Job
Take the lines from the head of the listing through the one bearing "var top = 12, bottom = 462;" and copy them exactly, leaving every picture out.
###
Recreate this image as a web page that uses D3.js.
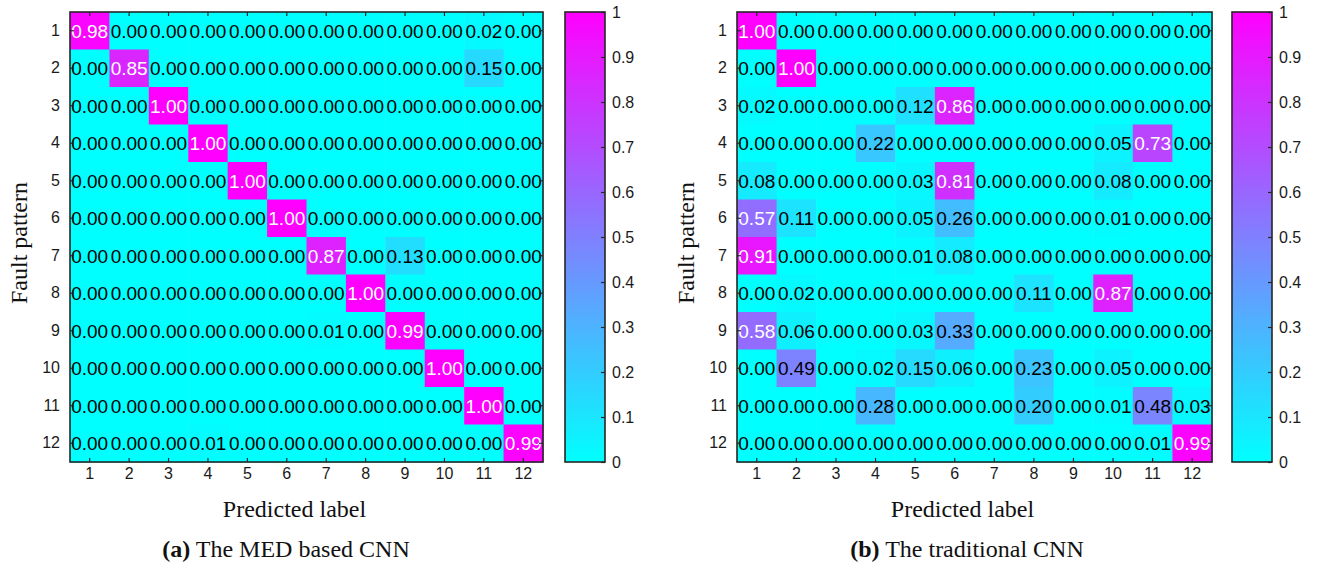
<!DOCTYPE html>
<html>
<head>
<meta charset="utf-8">
<script src="https://cdn.jsdelivr.net/npm/d3@7"></script>
<style>
  body { margin: 0; background: #fff; }
  svg { display: block; }
</style>
</head>
<body>
<div id="caja"></div>
<script>
// clases de falla 1..12
var classes = ["1","2","3","4","5","6","7","8","9","10","11","12"];

// matriz de confusion: MED based CNN (filas = fault pattern)
var medValues = [
  [0.98,0,0,0,0,0,0,0,0,0,0.02,0],
  [0,0.85,0,0,0,0,0,0,0,0,0.15,0],
  [0,0,1.00,0,0,0,0,0,0,0,0,0],
  [0,0,0,1.00,0,0,0,0,0,0,0,0],
  [0,0,0,0,1.00,0,0,0,0,0,0,0],
  [0,0,0,0,0,1.00,0,0,0,0,0,0],
  [0,0,0,0,0,0,0.87,0,0.13,0,0,0],
  [0,0,0,0,0,0,0,1.00,0,0,0,0],
  [0,0,0,0,0,0,0.01,0,0.99,0,0,0],
  [0,0,0,0,0,0,0,0,0,1.00,0,0],
  [0,0,0,0,0,0,0,0,0,0,1.00,0],
  [0,0,0,0.01,0,0,0,0,0,0,0,0.99]
];

// matriz de confusion: traditional CNN
var cnnValues = [
  [1.00,0,0,0,0,0,0,0,0,0,0,0],
  [0,1.00,0,0,0,0,0,0,0,0,0,0],
  [0.02,0,0,0,0.12,0.86,0,0,0,0,0,0],
  [0,0,0,0.22,0,0,0,0,0,0.05,0.73,0],
  [0.08,0,0,0,0.03,0.81,0,0,0,0.08,0,0],
  [0.57,0.11,0,0,0.05,0.26,0,0,0,0.01,0,0],
  [0.91,0,0,0,0.01,0.08,0,0,0,0,0,0],
  [0,0.02,0,0,0,0,0,0.11,0,0.87,0,0],
  [0.58,0.06,0,0,0.03,0.33,0,0,0,0,0,0],
  [0,0.49,0,0.02,0.15,0.06,0,0.23,0,0.05,0,0],
  [0,0,0,0.28,0,0,0,0.20,0,0.01,0.48,0.03],
  [0,0,0,0,0,0,0,0,0,0,0.01,0.99]
];

var colorbarTicks = [0,0.1,0.2,0.3,0.4,0.5,0.6,0.7,0.8,0.9,1];

var w = 1317, h = 571;
var frameColor = "#262626";

var svg = d3.select('#caja')
  .append('svg')
  .attr('width', w)
  .attr('height', h);

// mapa de color tipo "cool" (cian -> magenta)
var color = d3.scaleSequential(d3.interpolateRgb("#00ffff", "#ff00ff")).domain([0, 1]);

var defs = svg.append("defs");
var grad = defs.append("linearGradient")
  .attr("id", "cbgrad")
  .attr("x1", 0).attr("y1", 1).attr("x2", 0).attr("y2", 0);
d3.range(0, 1.01, 0.1).forEach(function(t) {
  grad.append("stop").attr("offset", t).attr("stop-color", color(t));
});

function drawPanel(id, values, left, right, cbLeft, caption, captionBold, captionX) {
  var top = 12, bottom = 462;

  var x = d3.scaleBand().domain(classes).range([left, right]);
  var y = d3.scaleBand().domain(classes).range([top, bottom]);

  var g = svg.append("g");

  defs.append("clipPath").attr("id", "clip" + id)
    .append("rect")
    .attr("x", left).attr("y", top)
    .attr("width", right - left).attr("height", bottom - top);

  var cells = [];
  values.forEach(function(row, i) {
    row.forEach(function(v, j) {
      cells.push({ r: classes[i], c: classes[j], v: v });
    });
  });

  g.append("g").selectAll("rect")
    .data(cells)
    .enter()
    .append("rect")
    .attr("x", function(d) { return x(d.c); })
    .attr("y", function(d) { return y(d.r); })
    .attr("width", x.bandwidth() + 0.5)
    .attr("height", y.bandwidth() + 0.5)
    .attr("fill", function(d) { return color(d.v); });

  g.append("g")
    .attr("clip-path", "url(#clip" + id + ")")
    .selectAll("text")
    .data(cells)
    .enter()
    .append("text")
    .text(function(d) { return d.v.toFixed(2); })
    .attr("x", function(d) { return x(d.c) + x.bandwidth() / 2; })
    .attr("y", function(d) { return y(d.r) + y.bandwidth() / 2; })
    .attr("dy", "0.36em")
    .attr("text-anchor", "middle")
    .attr("font-family", "Liberation Sans, Arial, sans-serif")
    .attr("font-size", "19px")
    .attr("fill", function(d) { return d.v > 0.5 ? "#ffffff" : "#000000"; });

  // ejes con ticks hacia adentro
  function styleAxis(sel) {
    sel.select(".domain").remove();
    sel.selectAll(".tick line").attr("stroke", frameColor).attr("stroke-width", 1.2);
    sel.selectAll(".tick text")
      .attr("font-family", "Liberation Sans, Arial, sans-serif")
      .attr("font-size", "16px")
      .attr("fill", "#1a1a1a");
  }

  g.append("g").attr("transform", "translate(0," + bottom + ")")
    .call(d3.axisBottom(x).tickSizeInner(-4).tickSizeOuter(0).tickPadding(6))
    .call(styleAxis);
  g.append("g").attr("transform", "translate(0," + top + ")")
    .call(d3.axisTop(x).tickSizeInner(-4).tickSizeOuter(0).tickFormat(""))
    .call(styleAxis);
  g.append("g").attr("transform", "translate(" + left + ",0)")
    .call(d3.axisLeft(y).tickSizeInner(-4).tickSizeOuter(0).tickPadding(10))
    .call(styleAxis);
  g.append("g").attr("transform", "translate(" + right + ",0)")
    .call(d3.axisRight(y).tickSizeInner(-4).tickSizeOuter(0).tickFormat(""))
    .call(styleAxis);

  g.append("rect")
    .attr("x", left).attr("y", top)
    .attr("width", right - left).attr("height", bottom - top)
    .attr("fill", "none")
    .attr("stroke", frameColor)
    .attr("stroke-width", 1.6);

  // barra de color
  var cbW = 40;
  var cy = d3.scaleLinear().domain([0, 1]).range([bottom, top]);
  g.append("rect")
    .attr("x", cbLeft).attr("y", top)
    .attr("width", cbW).attr("height", bottom - top)
    .attr("fill", "url(#cbgrad)");
  g.append("g").attr("transform", "translate(" + (cbLeft + cbW) + ",0)")
    .call(d3.axisRight(cy).tickValues(colorbarTicks).tickSizeInner(-4).tickSizeOuter(0).tickPadding(7)
      .tickFormat(function(d) { return (d === 0 || d === 1) ? d3.format("d")(d) : d3.format(".1f")(d); }))
    .call(styleAxis);
  g.append("rect")
    .attr("x", cbLeft).attr("y", top)
    .attr("width", cbW).attr("height", bottom - top)
    .attr("fill", "none")
    .attr("stroke", frameColor)
    .attr("stroke-width", 1.6);

  // titulos de ejes
  g.append("text")
    .text("Predicted label")
    .attr("x", (left + right) / 2 - 12)
    .attr("y", 517)
    .attr("text-anchor", "middle")
    .attr("font-family", "Liberation Serif, Times New Roman, serif")
    .attr("font-size", "24px")
    .attr("fill", "#111");

  g.append("text")
    .text("Fault pattern")
    .attr("transform", "translate(" + (left - 51) + "," + ((top + bottom) / 2 + 6) + ") rotate(-90)")
    .attr("dy", "0.35em")
    .attr("text-anchor", "middle")
    .attr("font-family", "Liberation Serif, Times New Roman, serif")
    .attr("font-size", "24px")
    .attr("fill", "#111");

  var cap = g.append("text")
    .attr("x", captionX)
    .attr("y", 557)
    .attr("text-anchor", "middle")
    .attr("font-family", "Liberation Serif, Times New Roman, serif")
    .attr("font-size", "24px")
    .attr("fill", "#111");
  cap.append("tspan").attr("font-weight", "bold").text(captionBold);
  cap.append("tspan").text(" " + caption);
}

drawPanel("a", medValues, 70, 543, 565, "The MED based CNN", "(a)", 286);
drawPanel("b", cnnValues, 737, 1212, 1232, "The traditional CNN", "(b)", 967);
</script>
</body>
</html>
###
The response
Recreate this image as a web page that uses D3.js.
<!DOCTYPE html>
<html>
<head>
<meta charset="utf-8">
<script src="https://cdn.jsdelivr.net/npm/d3@7"></script>
<style>
  body { margin: 0; background: #fff; }
  svg { display: block; }
</style>
</head>
<body>
<div id="caja"></div>
<script>
// clases de falla 1..12
var classes = ["1","2","3","4","5","6","7","8","9","10","11","12"];

// matriz de confusion: MED based CNN (filas = fault pattern)
var medValues = [
  [0.98,0,0,0,0,0,0,0,0,0,0.02,0],
  [0,0.85,0,0,0,0,0,0,0,0,0.15,0],
  [0,0,1.00,0,0,0,0,0,0,0,0,0],
  [0,0,0,1.00,0,0,0,0,0,0,0,0],
  [0,0,0,0,1.00,0,0,0,0,0,0,0],
  [0,0,0,0,0,1.00,0,0,0,0,0,0],
  [0,0,0,0,0,0,0.87,0,0.13,0,0,0],
  [0,0,0,0,0,0,0,1.00,0,0,0,0],
  [0,0,0,0,0,0,0.01,0,0.99,0,0,0],
  [0,0,0,0,0,0,0,0,0,1.00,0,0],
  [0,0,0,0,0,0,0,0,0,0,1.00,0],
  [0,0,0,0.01,0,0,0,0,0,0,0,0.99]
];

// matriz de confusion: traditional CNN
var cnnValues = [
  [1.00,0,0,0,0,0,0,0,0,0,0,0],
  [0,1.00,0,0,0,0,0,0,0,0,0,0],
  [0.02,0,0,0,0.12,0.86,0,0,0,0,0,0],
  [0,0,0,0.22,0,0,0,0,0,0.05,0.73,0],
  [0.08,0,0,0,0.03,0.81,0,0,0,0.08,0,0],
  [0.57,0.11,0,0,0.05,0.26,0,0,0,0.01,0,0],
  [0.91,0,0,0,0.01,0.08,0,0,0,0,0,0],
  [0,0.02,0,0,0,0,0,0.11,0,0.87,0,0],
  [0.58,0.06,0,0,0.03,0.33,0,0,0,0,0,0],
  [0,0.49,0,0.02,0.15,0.06,0,0.23,0,0.05,0,0],
  [0,0,0,0.28,0,0,0,0.20,0,0.01,0.48,0.03],
  [0,0,0,0,0,0,0,0,0,0,0.01,0.99]
];

var colorbarTicks = [0,0.1,0.2,0.3,0.4,0.5,0.6,0.7,0.8,0.9,1];

var w = 1317, h = 571;
var frameColor = "#262626";

var svg = d3.select('#caja')
  .append('svg')
  .attr('width', w)
  .attr('height', h);

// mapa de color tipo "cool" (cian -> magenta)
var color = d3.scaleSequential(d3.interpolateRgb("#00ffff", "#ff00ff")).domain([0, 1]);

var defs = svg.append("defs");
var grad = defs.append("linearGradient")
  .attr("id", "cbgrad")
  .attr("x1", 0).attr("y1", 1).attr("x2", 0).attr("y2", 0);
d3.range(0, 1.01, 0.1).forEach(function(t) {
  grad.append("stop").attr("offset", t).attr("stop-color", color(t));
});

function drawPanel(id, values, left, right, cbLeft, caption, captionBold, captionX) {
  var top = 12, bottom = 462;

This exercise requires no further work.